Brockmeier is a master of beginnings, and his new book is essentially a collection of intriguing openings. The Ghost Variations is no ordinary story collection. It consists of 100 thematically organized ghost stories dished in bite-sized chunks. Each self-contained flash story runs two pages long, just enough for a single epiphanic moment. This feature effectively goads the reader to finish any given tale in one sitting, capitalizing on the enjoyment readers take in discovering where and how a story will end. This same feature, however, could also make it quite easy to put the book down after any given reading—not from lack of enjoyment, but from the quick sense of completion inherent in the format. But this criticism is more definitional than damning ... Playfulness and horror never venture too far apart in these tales ... Anyone intent on finding an overarching consciousness or metaphysics behind this great assemblage of ghosts may come up short. Some tales fix ghosts to people or places, while others are so liberated they are capable of dislodging themselves from time and existence itself. A risky approach, but in Brockmeier’s masterful hands the payoff is profound. His work radiates with the brazen assertion that no two beings are entirely alike or endowed with the same legalistic strictures. Make no mistake: this book is haunted, possessed by a plurality of minds that can be found within the author’s imagination, animated by a patient and finely attuned control of the written word that propels to the foreground of every story the beauty, delight, and fluidity of language itself. From austere and sentimental to cerebral and cynical—and sometimes outright bizarre—the collection’s flash format highlights Brockmeier’s remarkable tonal and stylistic range. Like musical variations whereby material is repeated in altered form, with each literary variation Brockmeier sets out to alter not only the form of the ghost story but the form of his own vast stylistic capabilities.
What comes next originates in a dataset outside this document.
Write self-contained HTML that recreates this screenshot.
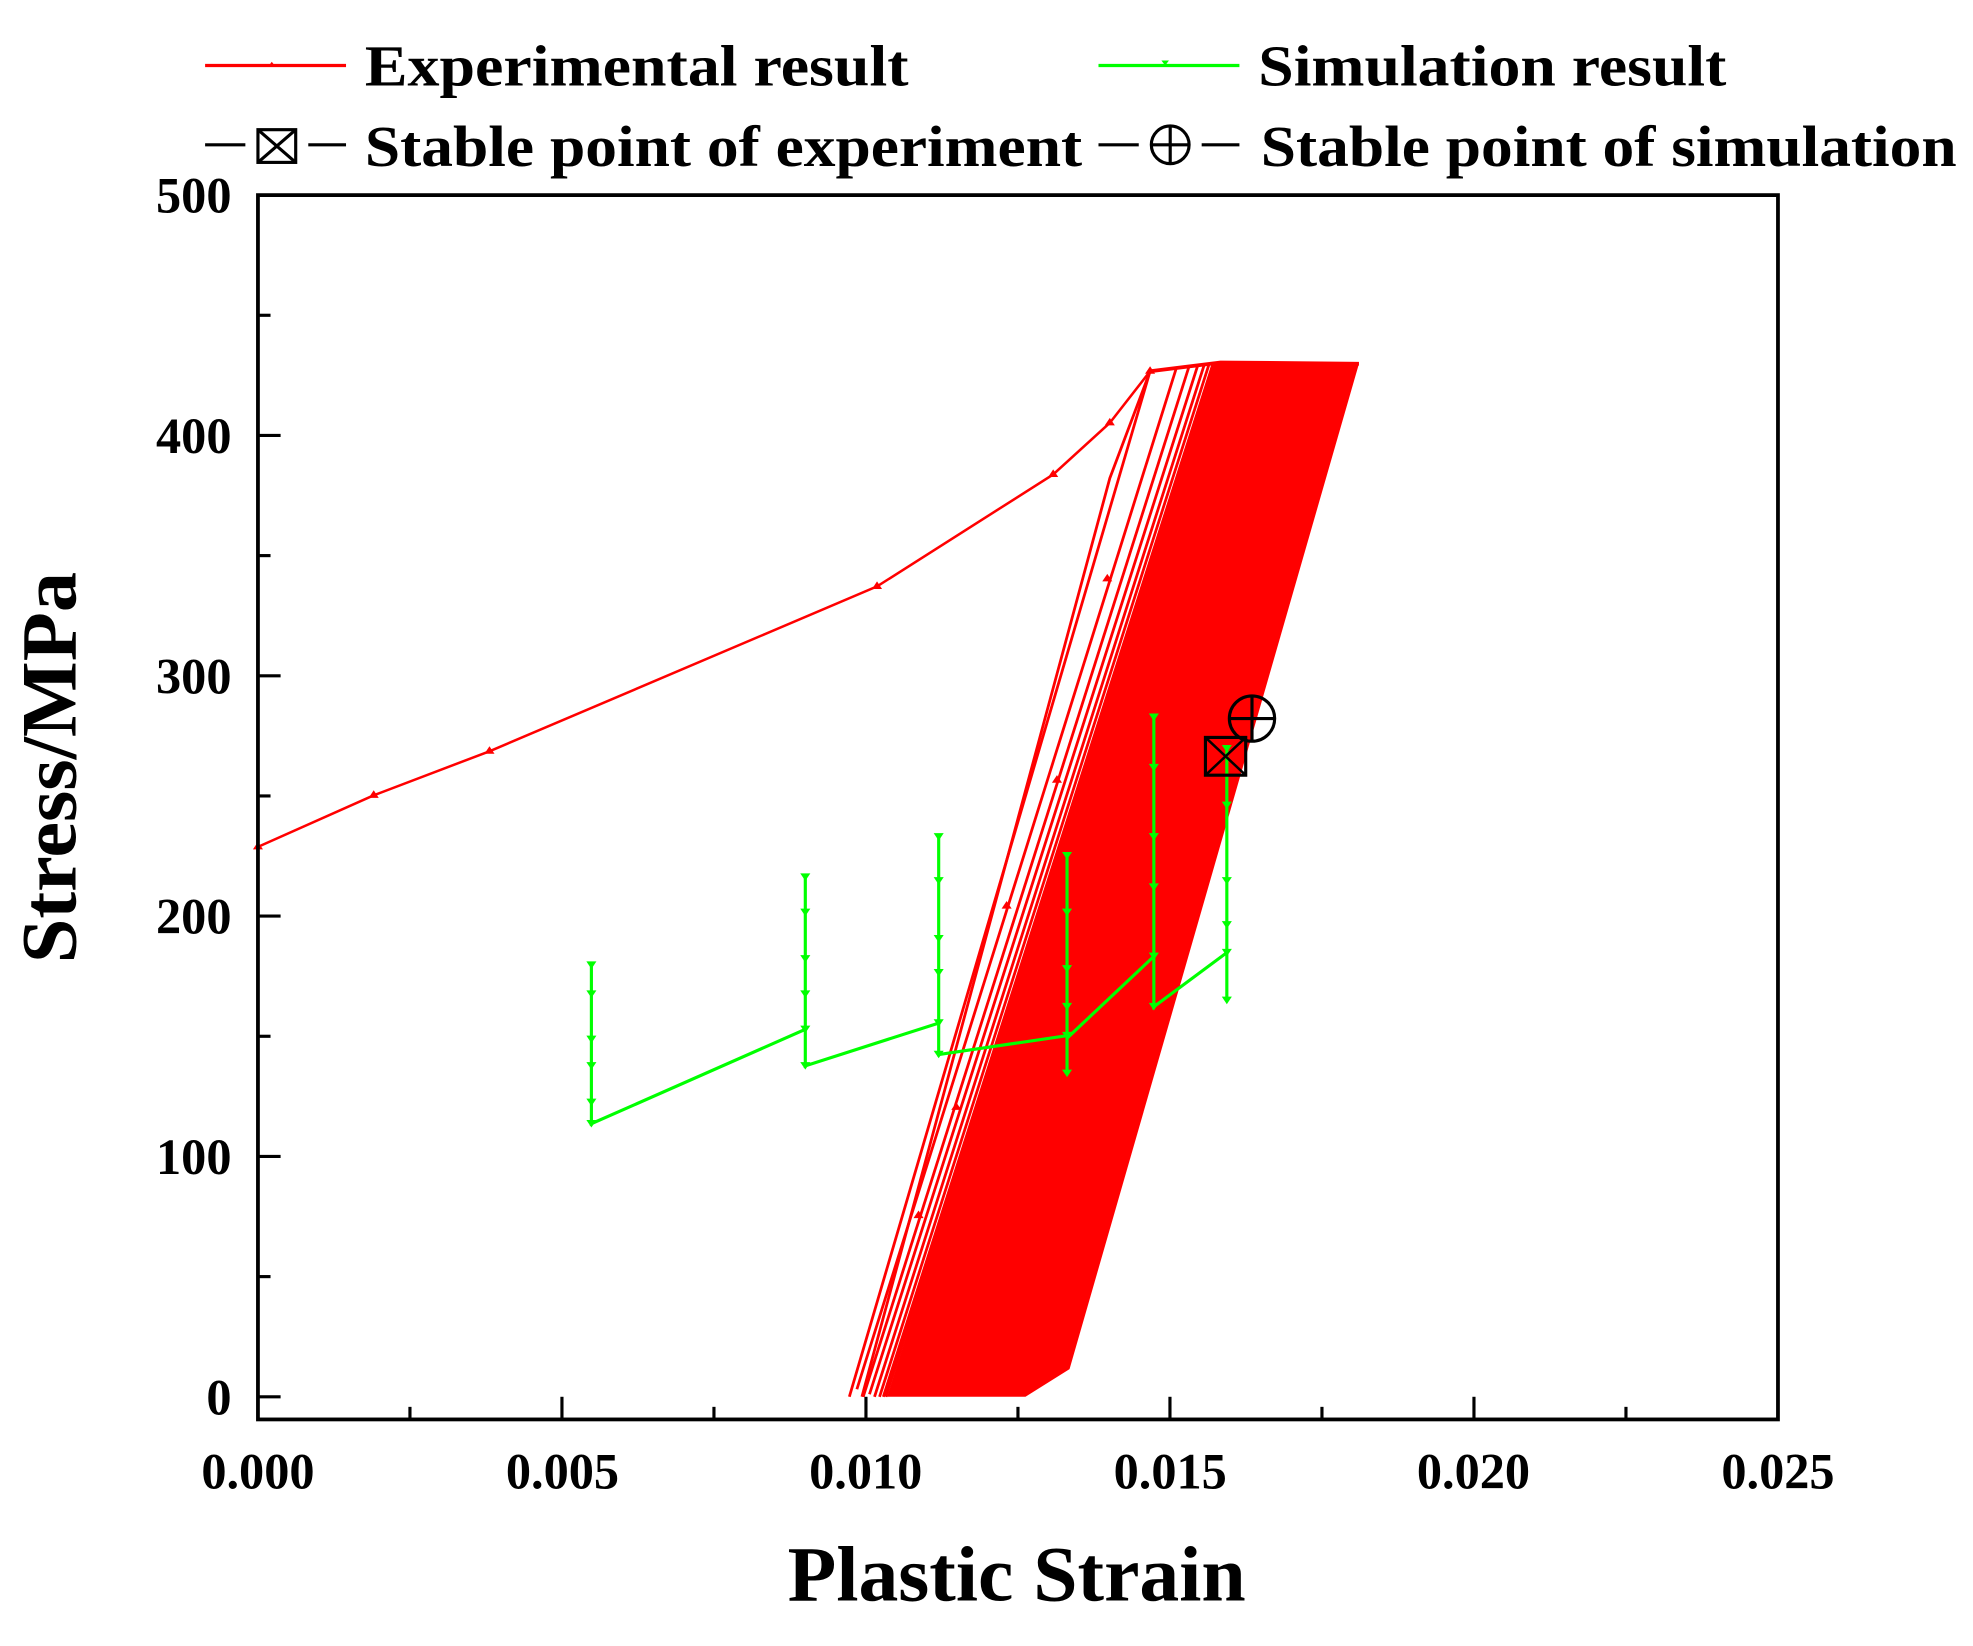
<!DOCTYPE html>
<html><head><meta charset="utf-8"><style>html,body{margin:0;padding:0;background:#fff}svg{display:block}</style></head>
<body>
<svg id="s" width="1973" height="1646" viewBox="0 0 1568 1308" xmlns="http://www.w3.org/2000/svg" font-family="'Liberation Serif', serif" font-weight="bold">
<rect width="1568" height="1308" fill="#fff"/>
<line x1="163" y1="52" x2="275" y2="52" stroke="#f00" stroke-width="2.5"/>
<path d="M216,49 l3,4 h-6z" fill="#f00"/>
<text x="290" y="68" font-size="46" textLength="432" lengthAdjust="spacingAndGlyphs">Experimental result</text>
<line x1="873" y1="52" x2="985" y2="52" stroke="#0f0" stroke-width="2.5"/>
<path d="M926,52 l3,-4 h-6z" fill="#0f0"/>
<text x="1000" y="68" font-size="46" textLength="372" lengthAdjust="spacingAndGlyphs">Simulation result</text>
<g stroke="#000" stroke-width="2.5" fill="none">
<line x1="163" y1="115" x2="195" y2="115"/><line x1="245" y1="115" x2="275" y2="115"/>
<rect x="205" y="103" width="30" height="26"/><path d="M205,103 L235,129 M235,103 L205,129"/>
<line x1="873" y1="115" x2="905" y2="115"/><line x1="955" y1="115" x2="985" y2="115"/>
<circle cx="930" cy="115" r="15"/><path d="M915,115 H945 M930,100 V130"/>
</g>
<text x="290" y="132" font-size="46" textLength="570" lengthAdjust="spacingAndGlyphs">Stable point of experiment</text>
<text x="1002" y="132" font-size="46" textLength="553" lengthAdjust="spacingAndGlyphs">Stable point of simulation</text>
<g id="plot"></g>
<rect x="205" y="155" width="1208" height="973" fill="none" stroke="#000" stroke-width="3"/>
<g id="ticks" stroke="#000" stroke-width="2.5"></g>
<g font-size="40" text-anchor="end">
<text x="184" y="1124">0</text><text x="184" y="933">100</text><text x="184" y="742">200</text><text x="184" y="551">300</text><text x="184" y="360">400</text><text x="184" y="169">500</text>
</g>
<g font-size="40" text-anchor="middle">
<text x="205" y="1183">0.000</text><text x="447" y="1183">0.005</text><text x="688" y="1183">0.010</text><text x="930" y="1183">0.015</text><text x="1171" y="1183">0.020</text><text x="1413" y="1183">0.025</text>
</g>
<text x="808" y="1272" font-size="62" text-anchor="middle" textLength="364" lengthAdjust="spacingAndGlyphs">Plastic Strain</text>
<text transform="translate(60,610) rotate(-90)" font-size="62" text-anchor="middle" textLength="311" lengthAdjust="spacingAndGlyphs">Stress/MPa</text>
</svg>
<script>
var NS="http://www.w3.org/2000/svg";
function el(p,n,a){var e=document.createElementNS(NS,n);for(var k in a)e.setAttribute(k,a[k]);p.appendChild(e);return e;}
var plot=document.getElementById('plot'),ticks=document.getElementById('ticks');
for(var i=0;i<=10;i++){var x=205+i*120.8;if(i==0||i==10)continue;el(ticks,'line',{x1:x,y1:1128,x2:x,y2:(i%2==0?1110:1118)});}
for(var i=0;i<=10;i++){var y=1110-i*95.5;el(ticks,'line',{x1:205,y1:y,x2:(i%2==0?223:215),y2:y});}
el(plot,'polygon',{points:"705,1110 815,1110 850,1088 1080,289 965,288",fill:"#f00"});
var tops=[[914,295],[935,292],[945,291],[952,290],[957,290],[961,289],[964,289],[966,288]];
var bots=[[675,1110],[681,1104],[686,1110],[691,1108],[695,1110],[699,1110],[702,1110],[704,1110]];
for(var i=0;i<tops.length;i++){el(plot,'line',{x1:bots[i][0],y1:bots[i][1],x2:tops[i][0],y2:tops[i][1],stroke:"#f00","stroke-width":2.2});}
el(plot,'path',{d:"M685,1110 L882,380 L914,295",stroke:"#f00","stroke-width":2.2,fill:"none"});
el(plot,'polyline',{points:"914,295 938,292 970,288 1080,289",stroke:"#f00","stroke-width":3,fill:"none"});
var ic=[[205,673],[297,632],[389,597],[697,466],[837,377],[882,336],[914,295]];
el(plot,'polyline',{points:ic.map(function(p){return p.join(',')}).join(' '),stroke:"#f00","stroke-width":2,fill:"none"});
ic.forEach(function(p){el(plot,'path',{d:"M"+p[0]+","+(p[1]-4)+" l4,6 h-8z",fill:"#f00"});});
[[730,966],[760,880],[800,720],[840,620],[880,460]].forEach(function(p){el(plot,'path',{d:"M"+p[0]+","+(p[1]-4)+" l4,6 h-8z",fill:"#f00"});});
var g="M470,767 V893 L640,818 V697 V847 L746,813 V665 V838 L848,823 V680 V853 V825 L917,760 V570 V800 L975,757 V595 V795";
el(plot,'path',{d:g,stroke:"#0f0","stroke-width":2.5,fill:"none"});
var gm=[[470,767],[470,790],[470,826],[470,847],[470,876],[470,893],[640,697],[640,725],[640,762],[640,790],[640,818],[640,847],[746,665],[746,700],[746,746],[746,773],[746,813],[746,838],[848,680],[848,725],[848,770],[848,800],[848,823],[848,853],[917,570],[917,610],[917,665],[917,705],[917,760],[917,800],[975,595],[975,640],[975,700],[975,735],[975,757],[975,795]];
gm.forEach(function(p){el(plot,'path',{d:"M"+(p[0]-4)+","+(p[1]-3)+" h8 l-4,6z",fill:"#0f0"});});
el(plot,'rect',{x:958,y:586,width:32,height:30,fill:"none",stroke:"#000","stroke-width":2.5});
el(plot,'path',{d:"M958,586 L990,616 M990,586 L958,616",stroke:"#000","stroke-width":2});
el(plot,'circle',{cx:995,cy:571,r:18,fill:"none",stroke:"#000","stroke-width":2.5});
el(plot,'path',{d:"M977,571 H1013 M995,553 V589",stroke:"#000","stroke-width":2.5});
</script>
</body></html>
His unique new collection...continues his quiet, wondering, taxonomic approach to envisioning the spirit world. Included are 100 quicksilver sketches ... These entries are too spacey and speculative to be read straight through; one ought to approach them in snatches, as with prose poems or philosophical pensées. Sometimes a phantom’s primary role seems to be to allow Mr. Brockmeier a flight of lyricism ... But always they offer a strange kind of comfort: Who could ever feel wholly alone in a universe as teeming as this one?
Hell is hell, of course, but even Heaven doesn’t seem all that appealing in this collection of stories, each of which can be read in less than two distressing minutes ... In the hands of Stephen King or Karen Russell, such horrific ends might yield nasty, morbid thrills. But Brockmeier isn’t out to raise goose bumps, though easily spooked readers no doubt will shiver here and there. The Ghost Variations leaps over 'the neat picket fences of death' to chase after the very idea of existence itself, 'this terrible gumminess of being,' as one poor specter puts it ... Brockmeier wants his book to have at least the appearance of fun. The first page of every story is topped by a cute, cartoonish illustration that seems borrowed from Pac-Man. Light sneaks in through the cracks ... It would require a supernatural effort to fill a 100-story collection with nothing but winners, and Brockmeier is, after all, only human. He reaches his quota with more than one dud ... Even a medium would have difficulty reading more than a few of these stories in one sitting.